═════ DATA EXCERPT

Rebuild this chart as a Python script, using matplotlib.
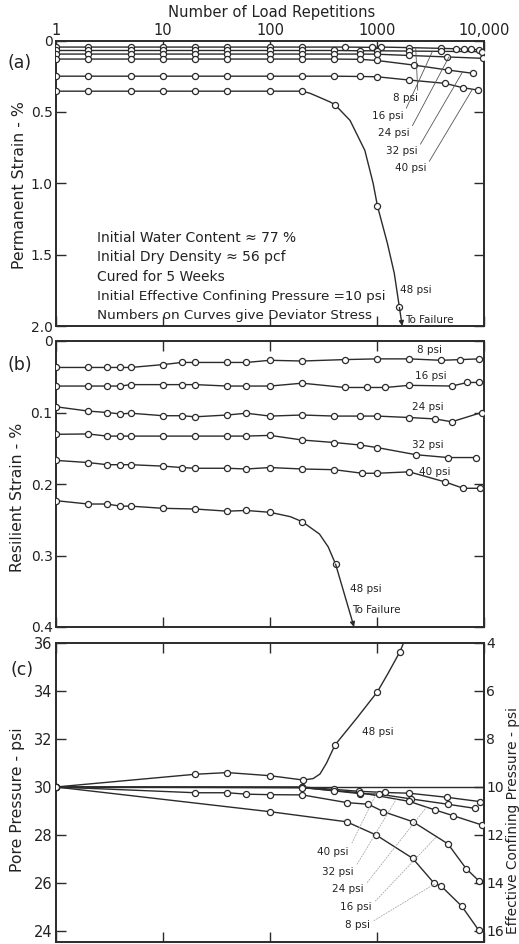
import numpy as np
import matplotlib
matplotlib.use("Agg")
import matplotlib.pyplot as plt
from matplotlib.ticker import FixedLocator, NullLocator, FixedFormatter

plt.rcParams['font.family'] = ['DejaVu Sans']

# ---------------- data ----------------
x_tick_values = [1, 10, 100, 1000, 10000]
x_tick_labels = ['1', '10', '100', '1000', '10,000']

# (a) permanent strain (%) vs number of load repetitions
a_n_8 = [1, 2, 5, 10, 20, 40, 100, 200, 500, 900, 1100, 2000, 4000, 5500, 6500, 7500, 9000]
a_s_8 = [0.046, 0.046, 0.046, 0.046, 0.046, 0.046, 0.046, 0.046, 0.046, 0.048, 0.046, 0.050, 0.055, 0.058, 0.060, 0.062, 0.065]
a_n_16 = [1, 2, 5, 10, 20, 40, 100, 200, 400, 700, 1000, 2000, 4000, 9500]
a_s_16 = [0.070, 0.070, 0.070, 0.070, 0.070, 0.070, 0.070, 0.070, 0.070, 0.072, 0.072, 0.074, 0.076, 0.078]
a_n_24 = [1, 2, 5, 10, 20, 40, 100, 200, 400, 700, 1000, 2000, 4500, 9800]
a_s_24 = [0.095, 0.095, 0.095, 0.095, 0.095, 0.095, 0.095, 0.095, 0.095, 0.095, 0.096, 0.105, 0.115, 0.125]
a_n_32 = [1, 2, 5, 10, 20, 40, 100, 200, 400, 700, 1000, 2200, 4600, 7900]
a_s_32 = [0.130, 0.130, 0.130, 0.130, 0.130, 0.130, 0.130, 0.130, 0.130, 0.132, 0.140, 0.172, 0.207, 0.230]
a_n_40 = [1, 2, 5, 10, 20, 40, 100, 200, 400, 700, 1000, 2000, 4300, 6300, 8700]
a_s_40 = [0.250, 0.250, 0.250, 0.250, 0.250, 0.250, 0.250, 0.250, 0.250, 0.252, 0.254, 0.277, 0.300, 0.330, 0.347]
a_n_48 = [1, 2, 5, 10, 20, 40, 100, 200, 405, 1010, 1620]
a_s_48 = [0.355, 0.355, 0.355, 0.355, 0.355, 0.355, 0.355, 0.355, 0.450, 1.160, 1.870]
a_path_n_48 = [1, 200, 237, 294, 363, 405, 560, 770, 920, 1010, 1250, 1450, 1620]
a_path_s_48 = [0.355, 0.355, 0.370, 0.400, 0.430, 0.450, 0.560, 0.770, 1.000, 1.160, 1.420, 1.630, 1.870]
a_yticks = [0, 0.5, 1.0, 1.5, 2.0]
a_ytick_labels = ['0', '0.5', '1.0', '1.5', '2.0']

# (b) resilient strain (%)
b_n_8 = [1, 2, 3, 4, 5, 10, 15, 20, 40, 60, 100, 200, 500, 1000, 2000, 4000, 6000, 9000]
b_s_8 = [0.037, 0.037, 0.037, 0.037, 0.037, 0.033, 0.030, 0.030, 0.030, 0.030, 0.027, 0.028, 0.026, 0.025, 0.025, 0.027, 0.026, 0.025]
b_n_16 = [1, 2, 3, 4, 5, 10, 15, 20, 40, 60, 100, 200, 500, 800, 1200, 2000, 5000, 7000, 9000]
b_s_16 = [0.063, 0.063, 0.063, 0.063, 0.061, 0.061, 0.061, 0.061, 0.063, 0.063, 0.063, 0.059, 0.065, 0.065, 0.065, 0.062, 0.063, 0.058, 0.058]
b_n_24 = [1, 2, 3, 4, 5, 10, 15, 20, 40, 60, 100, 200, 400, 700, 1000, 2000, 3500, 5000, 9500]
b_s_24 = [0.092, 0.098, 0.100, 0.102, 0.101, 0.1045, 0.1045, 0.106, 0.1035, 0.101, 0.105, 0.1035, 0.105, 0.105, 0.105, 0.107, 0.109, 0.113, 0.100]
b_n_32 = [1, 2, 3, 4, 5, 10, 20, 40, 60, 100, 200, 400, 700, 1000, 2300, 4600, 8500]
b_s_32 = [0.1305, 0.130, 0.133, 0.133, 0.133, 0.133, 0.133, 0.133, 0.133, 0.132, 0.1385, 0.142, 0.1455, 0.149, 0.159, 0.163, 0.163]
b_n_40 = [1, 2, 3, 4, 5, 10, 15, 20, 40, 60, 100, 200, 400, 730, 1000, 2000, 4300, 6400, 9200]
b_s_40 = [0.167, 0.170, 0.173, 0.173, 0.173, 0.175, 0.177, 0.178, 0.178, 0.179, 0.177, 0.179, 0.180, 0.185, 0.185, 0.183, 0.197, 0.206, 0.206]
b_n_48 = [1, 2, 3, 4, 5, 10, 20, 40, 60, 100, 200, 410]
b_s_48 = [0.2233, 0.228, 0.228, 0.231, 0.231, 0.234, 0.235, 0.238, 0.237, 0.2396, 0.2527, 0.312]
b_path_n_48 = [1, 2, 3, 4, 5, 10, 20, 40, 60, 100, 155, 200, 290, 350, 410]
b_path_s_48 = [0.2233, 0.228, 0.228, 0.231, 0.231, 0.234, 0.235, 0.238, 0.237, 0.2396, 0.2457, 0.2527, 0.270, 0.288, 0.312]
b_yticks = [0, 0.1, 0.2, 0.3, 0.4]
b_ytick_labels = ['0', '0.1', '0.2', '0.3', '0.4']

# (c) pore pressure (psi)
c_initial_pore = 30
c_cell_pressure = 40
c_n_40 = [1, 200, 400, 680, 1200, 2000, 4500, 9200]
c_p_40 = [30.0, 30.0, 29.9, 29.82, 29.77, 29.74, 29.57, 29.39]
c_n_32 = [1, 200, 700, 1050, 2100, 4600, 8200]
c_p_32 = [30.0, 29.98, 29.72, 29.70, 29.50, 29.28, 29.11]
c_n_24 = [1, 200, 400, 700, 2000, 3500, 5100, 9500]
c_p_24 = [30.0, 29.97, 29.85, 29.76, 29.40, 29.04, 28.81, 28.42]
c_n_16 = [1, 20, 40, 60, 100, 200, 520, 830, 1150, 2170, 4600, 6800, 8900]
c_p_16 = [30.0, 29.76, 29.76, 29.70, 29.68, 29.67, 29.35, 29.28, 28.97, 28.55, 27.63, 26.60, 26.10]
c_n_8 = [1, 100, 520, 980, 2150, 3400, 4000, 6200, 8900]
c_p_8 = [30.0, 28.97, 28.55, 28.00, 27.03, 26.00, 25.86, 25.03, 24.04]
c_n_48 = [1, 20, 40, 100, 204, 405, 1010, 1640]
c_p_48 = [30.0, 30.53, 30.60, 30.47, 30.29, 31.75, 33.97, 35.64]
c_path_n_48 = [1, 20, 40, 100, 204, 253, 293, 337, 405, 645, 1010, 1270, 1640, 1770]
c_path_p_48 = [30.0, 30.53, 30.60, 30.47, 30.29, 30.35, 30.54, 30.99, 31.75, 32.86, 33.97, 34.74, 35.64, 36.0]
c_yticks = [24, 26, 28, 30, 32, 34, 36]
c_right_ticks = [4, 6, 8, 10, 12, 14, 16]

# ---------------- figure ----------------
W, H = 519, 944
LC = '#2b2b2b'
TC = '#222222'
fig = plt.figure(figsize=(W / 100, H / 100), dpi=100)


def rect(l, t, r, b):
    return [l / W, 1 - b / H, (r - l) / W, (b - t) / H]


def fp(x, y):
    return (x / W, 1 - y / H)


ax_a = fig.add_axes(rect(56, 40.5, 484, 326))
ax_b = fig.add_axes(rect(56, 341, 484, 627))
ax_c = fig.add_axes(rect(56, 643, 484, 942))

for ax in (ax_a, ax_b, ax_c):
    ax.set_xscale('log')
    ax.set_xlim(1, 10000)
    ax.xaxis.set_major_locator(FixedLocator(x_tick_values))
    ax.xaxis.set_minor_locator(NullLocator())
    ax.yaxis.set_minor_locator(NullLocator())
    ax.tick_params(axis='both', which='major', direction='in', length=7, width=1.0,
                   color=LC, top=True, bottom=True, left=True, right=True,
                   labelsize=10, labelcolor=TC, pad=2.5)
    ax.tick_params(axis='x', labelbottom=False)
    for s in ax.spines.values():
        s.set_linewidth(1.4)
        s.set_color(LC)

line_kw = dict(color=LC, lw=1.0)
mk_kw = dict(ls='none', marker='o', ms=4.4, mfc='white', mec=LC, mew=0.9)


def curve(ax, n, v):
    ax.plot(n, v, **line_kw, zorder=2)
    ax.plot(n, v, **mk_kw, zorder=3)


# ---- (a)
ax_a.set_ylim(2.0, 0)
ax_a.yaxis.set_major_locator(FixedLocator(a_yticks))
ax_a.yaxis.set_major_formatter(FixedFormatter(a_ytick_labels))
ax_a.tick_params(axis='x', labeltop=True, labelsize=10.5, pad=2)
ax_a.xaxis.set_major_formatter(FixedFormatter(x_tick_labels))
a_curves = [(a_n_8, a_s_8), (a_n_16, a_s_16), (a_n_24, a_s_24), (a_n_32, a_s_32), (a_n_40, a_s_40)]
for n, s in a_curves:
    curve(ax_a, n, s)
ax_a.plot(a_path_n_48, a_path_s_48, **line_kw, zorder=2)
ax_a.plot(a_n_48, a_s_48, **mk_kw, zorder=3)
ax_a.annotate('', xy=(1720, 2.0), xytext=(a_n_48[-1], a_s_48[-1]),
              arrowprops=dict(arrowstyle='-|>', color=LC, lw=1.0, mutation_scale=7,
                              shrinkA=0, shrinkB=0), annotation_clip=False)

a_labels = ['8 psi', '16 psi', '24 psi', '32 psi', '40 psi']
a_label_pos = [(393, 98), (372, 116), (378, 133), (386, 151), (395, 168)]
a_targets = [2300, 3300, 4700, 6300, 7800]
for (n, s), lab, (x, y), nt in zip(a_curves, a_labels, a_label_pos, a_targets):
    yt = np.interp(np.log10(nt), np.log10(n), s)
    ax_a.annotate(lab, xy=(nt, yt), xytext=fp(x, y), textcoords='figure fraction',
                  fontsize=7.5, color=TC, va='center', ha='left',
                  arrowprops=dict(arrowstyle='-', color='#555555', lw=0.6,
                                  shrinkA=0, shrinkB=0, relpos=(1, 0.7)))
fig.text(*fp(400, 290), '48 psi', fontsize=7.5, color=TC, va='center', ha='left')
fig.text(*fp(405, 320), 'To Failure', fontsize=7.5, color=TC, va='center', ha='left')

info = ['Initial Water Content \u2248 77 %', 'Initial Dry Density \u2248 56 pcf',
        'Cured for 5 Weeks', 'Initial Effective Confining Pressure =10 psi',
        'Numbers on Curves give Deviator Stress']
for i, t in enumerate(info):
    fs = 10.0 if i < 3 else 9.7
    fig.text(*fp(97, 238 + i * 19.5), t, fontsize=fs, color=TC, va='center', ha='left')

# ---- (b)
ax_b.set_ylim(0.4, 0)
ax_b.yaxis.set_major_locator(FixedLocator(b_yticks))
ax_b.yaxis.set_major_formatter(FixedFormatter(b_ytick_labels))
b_curves = [(b_n_8, b_s_8), (b_n_16, b_s_16), (b_n_24, b_s_24), (b_n_32, b_s_32), (b_n_40, b_s_40)]
for n, s in b_curves:
    curve(ax_b, n, s)
ax_b.plot(b_path_n_48, b_path_s_48, **line_kw, zorder=2)
ax_b.plot(b_n_48, b_s_48, **mk_kw, zorder=3)
ax_b.annotate('', xy=(610, 0.4), xytext=(b_n_48[-1], b_s_48[-1]),
              arrowprops=dict(arrowstyle='-|>', color=LC, lw=1.0, mutation_scale=7,
                              shrinkA=0, shrinkB=0), annotation_clip=False)
b_labels = ['8 psi', '16 psi', '24 psi', '32 psi', '40 psi']
b_label_pos = [(417, 350), (415, 376), (412, 407), (412, 445), (419, 472)]
for lab, (x, y) in zip(b_labels, b_label_pos):
    fig.text(*fp(x, y), lab, fontsize=7.5, color=TC, va='center', ha='left')
fig.text(*fp(350, 589), '48 psi', fontsize=7.5, color=TC, va='center', ha='left')
fig.text(*fp(352, 610), 'To Failure', fontsize=7.5, color=TC, va='center', ha='left')

# ---- (c)
ax_c.set_ylim(23.54, 36)
ax_c.yaxis.set_major_locator(FixedLocator(c_yticks))
ax_c.tick_params(axis='y', right=False, labelsize=10.5)
ax_c.axhline(c_initial_pore, color=LC, lw=1.0, zorder=2)
c_curves = [(c_n_40, c_p_40), (c_n_32, c_p_32), (c_n_24, c_p_24), (c_n_16, c_p_16), (c_n_8, c_p_8)]
for n, p in c_curves:
    curve(ax_c, n, p)
ax_c.plot(c_path_n_48, c_path_p_48, **line_kw, zorder=2)
ax_c.plot(c_n_48, c_p_48, **mk_kw, zorder=3)
sec = ax_c.secondary_yaxis('right', functions=(lambda p: c_cell_pressure - p,
                                               lambda e: c_cell_pressure - e))
sec.yaxis.set_major_locator(FixedLocator(c_right_ticks))
sec.yaxis.set_minor_locator(NullLocator())
sec.tick_params(direction='in', length=7, width=1.0, color=LC, labelsize=10,
                labelcolor=TC, pad=1.5)
sec.spines['right'].set_linewidth(1.4)
sec.spines['right'].set_color(LC)

c_labels = ['40 psi', '32 psi', '24 psi', '16 psi', '8 psi']
c_label_pos = [(317, 852), (322, 872), (332, 889), (340, 907), (345, 925)]
c_targets = [1000, 1560, 2900, 3600, 3500]
for (n, p), lab, (x, y), nt in zip(c_curves, c_labels, c_label_pos, c_targets):
    yt = np.interp(np.log10(nt), np.log10(n), p)
    ax_c.annotate(lab, xy=(nt, yt), xytext=fp(x, y), textcoords='figure fraction',
                  fontsize=7.5, color=TC, va='center', ha='left',
                  arrowprops=dict(arrowstyle='-', color='#9a9a9a', lw=0.5, ls=(0, (2, 2)),
                                  shrinkA=1, shrinkB=0, relpos=(1, 0.7)))
fig.text(*fp(362, 732), '48 psi', fontsize=7.5, color=TC, va='center', ha='left')

# ---- titles / axis labels
fig.text(*fp(272, 12), 'Number of Load Repetitions', fontsize=10.6, color=TC, ha='center', va='center')
fig.text(*fp(20, 185), 'Permanent Strain - %', fontsize=11.3, color=TC, rotation=90, ha='center', va='center')
fig.text(*fp(18, 497), 'Resilient Strain - %', fontsize=11.3, color=TC, rotation=90, ha='center', va='center')
fig.text(*fp(18, 800), 'Pore Pressure - psi', fontsize=11.3, color=TC, rotation=90, ha='center', va='center')
fig.text(*fp(513, 821), 'Effective Confining Pressure - psi', fontsize=9.9, color=TC, rotation=90, ha='center', va='center')
fig.text(*fp(20, 63), '(a)', fontsize=12.5, color=TC, ha='center', va='center')
fig.text(*fp(20, 365), '(b)', fontsize=12.5, color=TC, ha='center', va='center')
fig.text(*fp(22, 670), '(c)', fontsize=12.5, color=TC, ha='center', va='center')

fig.savefig('out.png', dpi=100, facecolor='white')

══════════

• _WRITTEN REQUEST_: Please repeat exactly the data above from its first line to the line that contains "x_tick_labels = ['1', '10', '100', '1000', '10,000']", inclusive, and leave every picture out.

• _CORRECT ANSWER_:
Rebuild this chart as a Python script, using matplotlib.
import numpy as np
import matplotlib
matplotlib.use("Agg")
import matplotlib.pyplot as plt
from matplotlib.ticker import FixedLocator, NullLocator, FixedFormatter

plt.rcParams['font.family'] = ['DejaVu Sans']

# ---------------- data ----------------
x_tick_values = [1, 10, 100, 1000, 10000]
x_tick_labels = ['1', '10', '100', '1000', '10,000']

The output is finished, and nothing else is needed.